Whether I call myself an artist, a maker or merely a human walking the earth for a finite number of days, I feel compelled to create objects and images. Perhaps it is the childlike delight of getting dirty in a garden, or the pleasure of someone looking at my work with admiration, awe and wonder, but in my recent series of plant portraits, I am encouraging others to observe. Not only is there discrete beauty, wisdom and a clever resourcefulness by design in every plant, but we owe each weed respect for making earth habitable.

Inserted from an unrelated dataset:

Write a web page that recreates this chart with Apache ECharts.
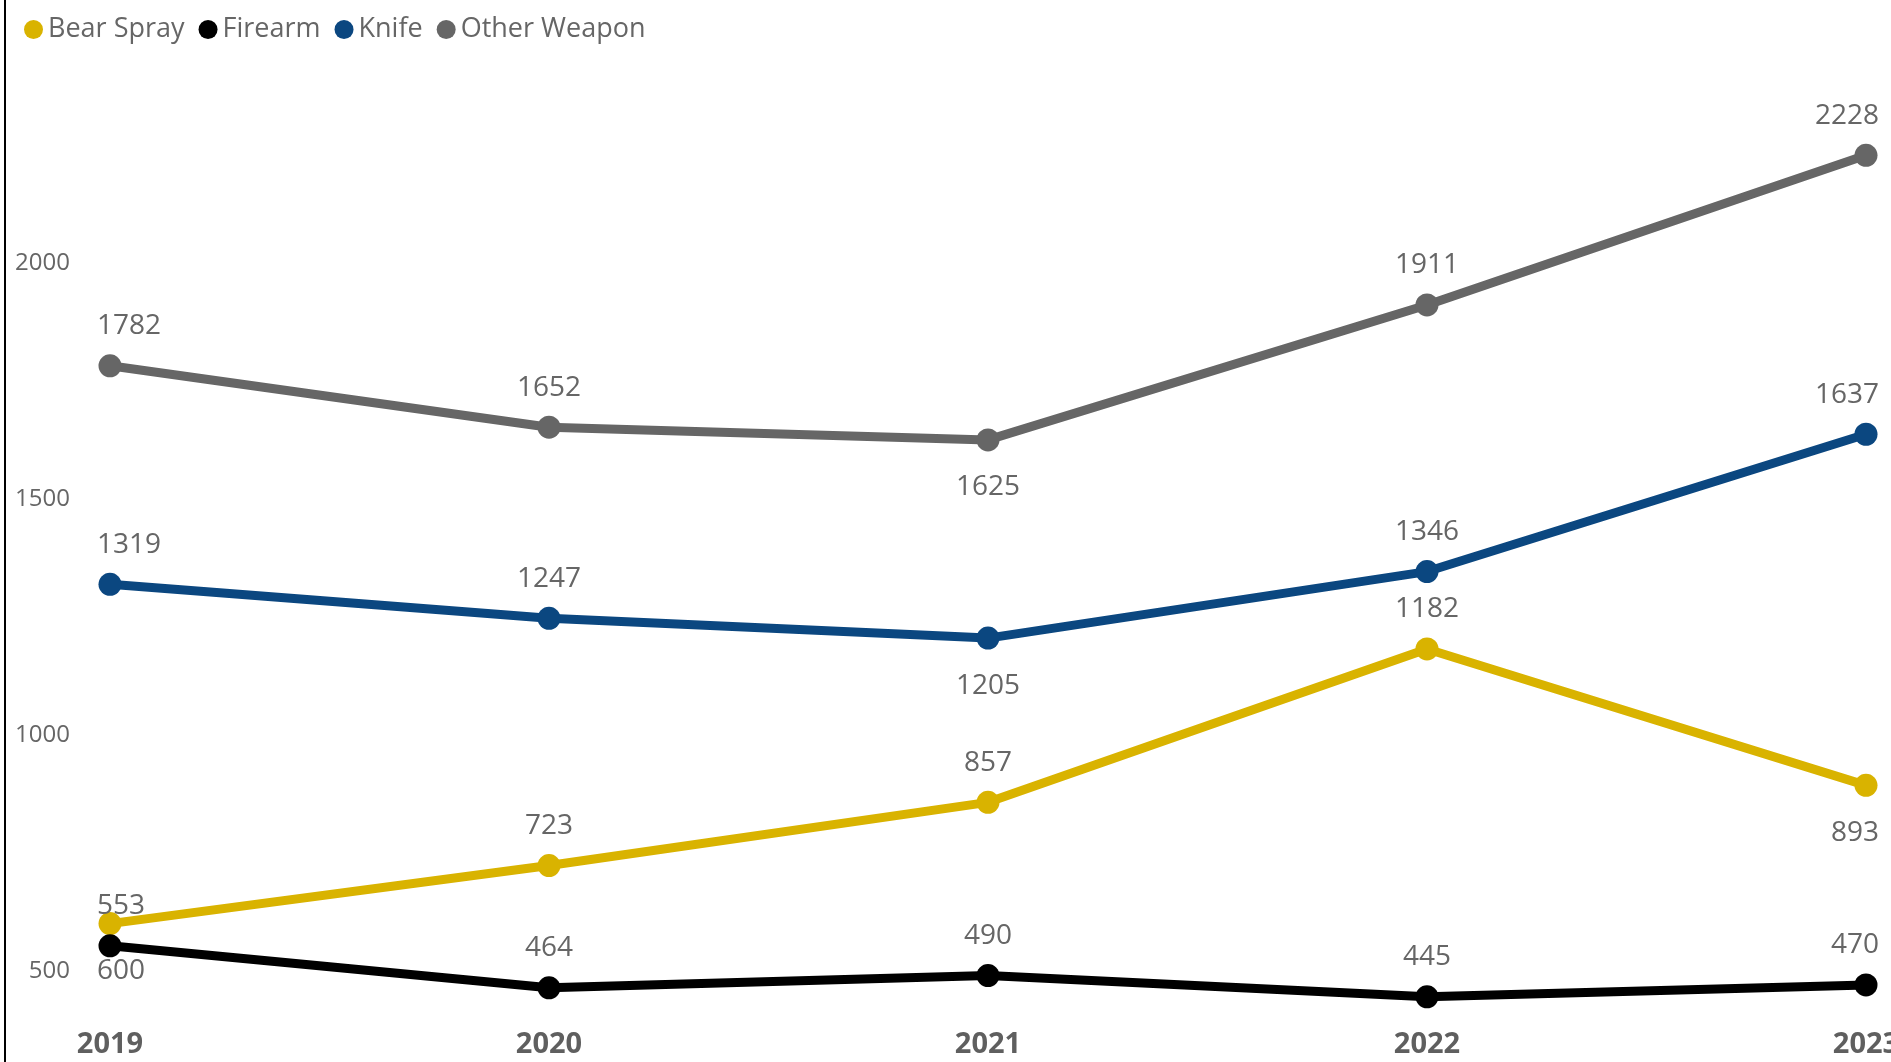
<!DOCTYPE html>
<html>
<head>
    <meta charset="utf-8">
    <title>Weapon incidents</title>
    <script src="https://cdn.jsdelivr.net/npm/echarts@6/dist/echarts.min.js"></script>
    <style>
        html, body { margin: 0; padding: 0; background: #fff; }
    </style>
</head>
<body>
    <div id="main" style="width: 1891px;height:1062px;"></div>
    <script type="text/javascript">
        // data
        var years = ['2019', '2020', '2021', '2022', '2023'];
        var bearSpray = [600, 723, 857, 1182, 893];
        var firearm = [553, 464, 490, 445, 470];
        var knife = [1319, 1247, 1205, 1346, 1637];
        var otherWeapon = [1782, 1652, 1625, 1911, 2228];
        var yTicks = [500, 1000, 1500, 2000];

        var font = '"Segoe UI", "Open Sans", "Noto Sans", sans-serif';
        var labelGrey = '#666666';

        // belowIdx: point labels that sit under the marker instead of above
        function makeSeries(name, values, color, belowIdx) {
            var last = values.length - 1;
            return {
                name: name,
                type: 'line',
                data: values.map(function (v, i) {
                    var lab = {};
                    if (belowIdx.indexOf(i) >= 0) {
                        lab.position = 'bottom';
                        lab.distance = 22;
                    }
                    // end labels are kept inside the plot, like the original
                    if (i === 0) {
                        lab.align = 'left';
                        lab.offset = [-13, 0];
                    }
                    if (i === last) {
                        lab.align = 'right';
                        lab.offset = [13, 0];
                    }
                    return { value: v, label: lab };
                }),
                symbol: 'circle',
                symbolSize: 23,
                lineStyle: { width: 9, color: color },
                itemStyle: { color: color },
                label: {
                    show: true,
                    position: 'top',
                    distance: 14,
                    color: labelGrey,
                    fontFamily: font,
                    fontSize: 28
                },
                emphasis: { disabled: true }
            };
        }

        var myChart = echarts.init(document.getElementById('main'));

        var option = {
            animation: false,
            backgroundColor: '#ffffff',
            legend: {
                left: 19,
                top: 11,
                icon: 'circle',
                itemWidth: 19,
                itemHeight: 19,
                itemGap: 14,
                textStyle: { color: labelGrey, fontFamily: font, fontSize: 27 }
            },
            grid: { left: 110, right: 25, top: 27, bottom: 44, outerBoundsMode: 'none' },
            xAxis: {
                type: 'category',
                data: years,
                boundaryGap: false,
                axisLine: { show: false },
                axisTick: { show: false },
                axisLabel: {
                    margin: 12,
                    color: '#5f5f5f',
                    fontFamily: font,
                    fontWeight: 'bold',
                    fontSize: 29
                }
            },
            yAxis: {
                type: 'value',
                min: 400,
                max: 2500,
                interval: 100,
                splitLine: { show: false },
                axisLine: { show: false },
                axisTick: { show: false },
                axisLabel: {
                    margin: 40,
                    color: labelGrey,
                    fontFamily: font,
                    fontSize: 24,
                    formatter: function (v) {
                        return yTicks.indexOf(v) >= 0 ? String(v) : '';
                    }
                }
            },
            graphic: [{
                type: 'rect',
                shape: { x: 4, y: 0, width: 2, height: 1062 },
                style: { fill: '#000000' }
            }],
            series: [
                makeSeries('Bear Spray', bearSpray, '#D9B300', [0, 4]),
                makeSeries('Firearm', firearm, '#000000', []),
                makeSeries('Knife', knife, '#0B4780', [2]),
                makeSeries('Other Weapon', otherWeapon, '#666666', [2])
            ]
        };

        myChart.setOption(option);
    </script>
</body>
</html>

What I am doing is not new, but there is a new urgency calling attention to fully consider the impact humans are making. We need art as a mechanism to engage with and recognize the critical health of our ecosystem. Every individual has a role to play to correct the imbalances of capitalism and even more so the increasing and unnatural speed technology is forcing us to live with. Making, painting forces us to slow down to a human speed, participating in that is a practice.

I will leave you here to explore my website and hope that it causes you to seek out my work in three dimensions, or to take a walk and see with fresh eyes. There is, after all, no substitute.

j.e.paterak, artist at monson arts, photo credit Danielle Klebes

about j.e. paterak [she/her/hers]

An artist & studio jeweler has made Portland, Maine her home for over 30 years. Having studied painting and printmaking in college and metalsmithing in graduate school, she has for the most part toggled her work between the two focuses. Painting / drawing her first love, with later creating sculptural work, primarily limited edition studio jewelry in fine metals. In the mid 2000s she broke from all art to explore working in the architecture and green building industry. At that time she studied horticulture, botany and design while renovating a home, creating a semi-urban biodiverse yardscape, complete with fruit trees, shrubs chickens & a sizable vegetable garden.

Her work has been exhibited nationally and has been published in numerous books and publications [see CV]. She is co-owner and curator for the Portland gallery Zero Station.

In her ‘free’ time she can be found in her garden, walking with friends, foraging for fungi or furthering her knowledge on a botanical foray with the Josselyn Botanical Society or most recently learning how to become a backyard beekeeper for the bees that swarmed into the yard to call it home.